Jim Bridwell, renegade Yosemite rock climber, dies

SAN FRANCISCO-The honor of climbing with his idol was fading fast as Dean Fidelman, struggled mightily on the wet granite cliff in Yosemite.

He was 16 years old, and Jim Bridwell, the man he wanted to impress more than any other in the world, took him aside to calm him down.

"I don't care about how hard someone climbs if they are my friend," said Bridwell, who at that point, in his mid-20s, was already a climbing legend. "I just care about who the person is."

The act of compassion and encouragement 46 years ago was on Fidelman's mind Friday as he said farewell to his friend and mentor.

Jim Bridwell, the wild, partying, long-haired hippie climber famous for being the first to climb the towering 3,000-foot sheer cliff known as El Capitan in a single day, died Friday of kidney failure in Palm Springs, Fidelman said. He was 73.

The renegade climber, who helped usher in the climbing counterculture in the 1970s, scaled virtually every rock, crag, crack and dome in and around Yosemite National Park.

He was known as an innovator and visionary, who invented and refined climbing gear, including a knife edge-size piton known as the Bird Beak, for use in tiny cracks. He also climbed some of the most difficult routes in Alaska and Patagonia, in the Andes, his friends said, and was adept at alpine climbing, once trekking 300 miles around Mount Everest, a journey that required him to go over peaks as high as 23,000 feet.

He once said to a non-climber, "My best vacation is your worst nightmare."

Born July 29, 1944, in San Antonio, Bridwell began climbing around 1965, a time when noted climbers Royal Robbins and Warren Harding were at the peak of their fame. Robbins and Harding had pioneered big wall climbing, an era known as the "golden age" in Yosemite, and Bridwell represented the next generation of climbing.

In 1970, he co-founded with John Dill the park's first search-and-rescue team, known as Yosar, at Camp 4, where the original rock rats, the hippie types who wore cutoff jeans, smoked pot and collected cans for pocket change, began hanging out.
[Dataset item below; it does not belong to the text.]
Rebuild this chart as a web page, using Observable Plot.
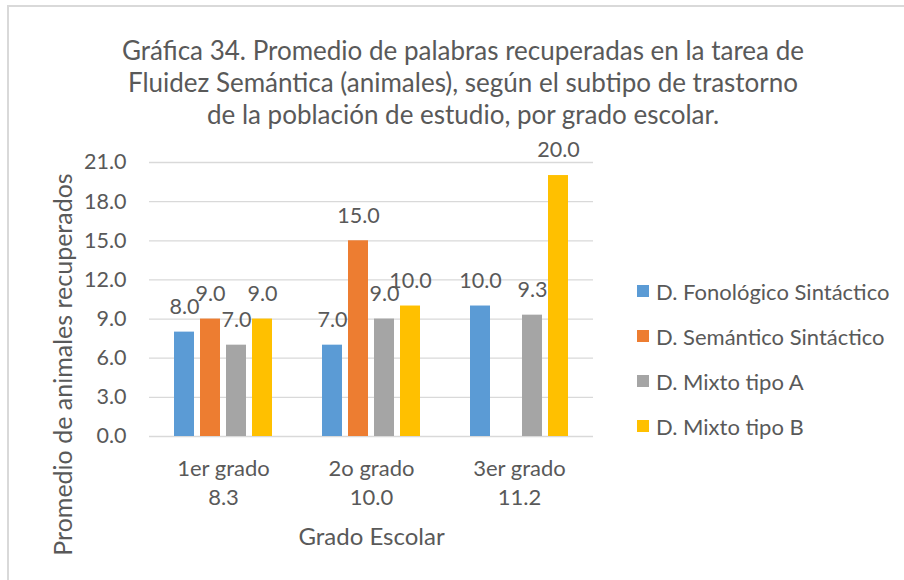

He was the first rescuer to rappel 1,000 feet down the El Capitan cliff face, where he stabilized a climber with a broken leg, spent the night with him and then lowered him down the next day.

He recounted to friends how, during one rescue, he slapped away the hand of a park ranger who tried to touch his knots. "Don't touch anything," he said curtly. "They're good."
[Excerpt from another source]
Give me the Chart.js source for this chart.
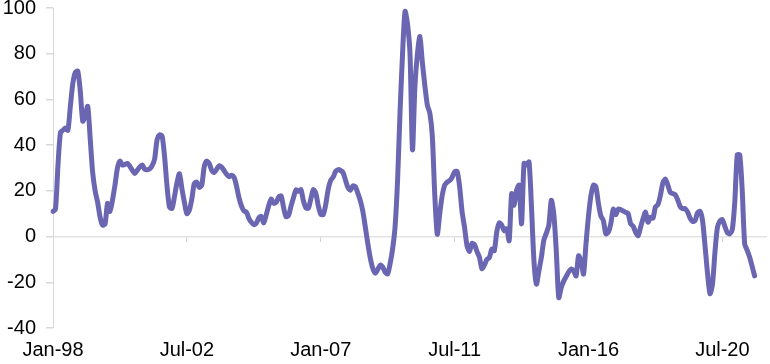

In the early 1970s, he started a group in Yosemite called the Stonemasters, a band of young climbers known for their loud music and drug taking.
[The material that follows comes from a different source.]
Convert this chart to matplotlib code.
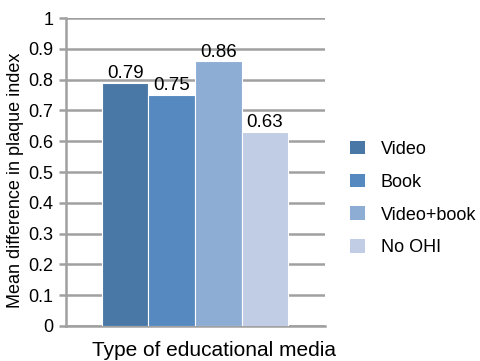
import matplotlib.pyplot as plt
from matplotlib.patches import Patch

plt.rcParams['font.family'] = ['Liberation Sans', 'DejaVu Sans']

media = ['Video', 'Book', 'Video+book', 'No OHI']
mean_diff = [0.79, 0.75, 0.86, 0.63]
colors = ['#4a78a6', '#5689c0', '#8eadd4', '#c1cde5']
yticks = [0, 0.1, 0.2, 0.3, 0.4, 0.5, 0.6, 0.7, 0.8, 0.9, 1]

fig = plt.figure(figsize=(4.81, 3.61), dpi=100)
ax = fig.add_axes([0.137, 0.097, 0.539, 0.853])

x = range(len(media))
bars = ax.bar(x, mean_diff, width=1.0, color=colors, edgecolor='white',
              linewidth=0.8, zorder=3)
for b, v in zip(bars, mean_diff):
    ax.text(b.get_x() + b.get_width() / 2, v + 0.002, f'{v:.2f}',
            ha='center', va='bottom', fontsize=13.5, zorder=4)

ax.set_xlim(-1.274, 4.296)
ax.set_ylim(0, 1)
ax.set_yticks(yticks)
ax.set_yticklabels([f'{t:g}' for t in yticks], fontsize=13)
ax.set_xticks([])
ax.yaxis.grid(True, color='#a0a0a0', linewidth=1.8, zorder=0)
ax.tick_params(axis='y', length=5, width=1.8, color='#a0a0a0', pad=4)

for s in ['top', 'right']:
    ax.spines[s].set_visible(False)
for s in ['left', 'bottom']:
    ax.spines[s].set_color('#a0a0a0')
    ax.spines[s].set_linewidth(1.8)

ax.set_ylabel('Mean difference in plaque index', fontsize=13)
ax.yaxis.set_label_coords(-0.16, 0.474)
ax.set_xlabel('Type of educational media', fontsize=15)
ax.xaxis.set_label_coords(0.571, -0.05)

handles = [Patch(facecolor=c, edgecolor='none') for c in colors]
fig.legend(handles, media, loc='center left', bbox_to_anchor=(0.694, 0.45),
           frameon=False, fontsize=13, handlelength=0.8, handleheight=0.8,
           labelspacing=0.87, handletextpad=0.9)

fig.savefig('out.png', dpi=100)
"He took me under his wing, me and a number of other climbers," said Fidelman, now 62, who, as a Stonemaster, also performed on Bridwell's search and rescue team. "He was the leader, kind of the Godfather, and when you got picked for (search and rescue), it was like you were a made man."

Bridwell was best known for making the first one-day ascent of the huge prow of El Capitan, a route known as the Nose, in 1975 with John Long and Billy Westbay. It was an amazing feat at the time. The first ever ascent in 1958 took 47 days.

Members of the Stonemasters were the first to the scene of an infamous crash in 1977 of a plane carrying thousands of pounds of marijuana. They hiked to the scene at Lower Merced Pass Lake, and salvaged the cargo. As usual, Bridwell took charge, directing operations and logistics, according to several accounts.

Fidelman said the kind words Bridwell spoke to his anxious 16-year-old self kept him going and remained with him as he stood next to his friend as he took his last breath.

"If you were in trouble, Jim was the guy who was going to put it together and get you home," Fidelman said. "He was the kind of guy who brought out the best of you but he was also a child of the '60s, a hard-drinking guy, who took acid trips as part of his journey and smoked unfiltered Camels almost until the end of his life. He lived life with a lot of passion."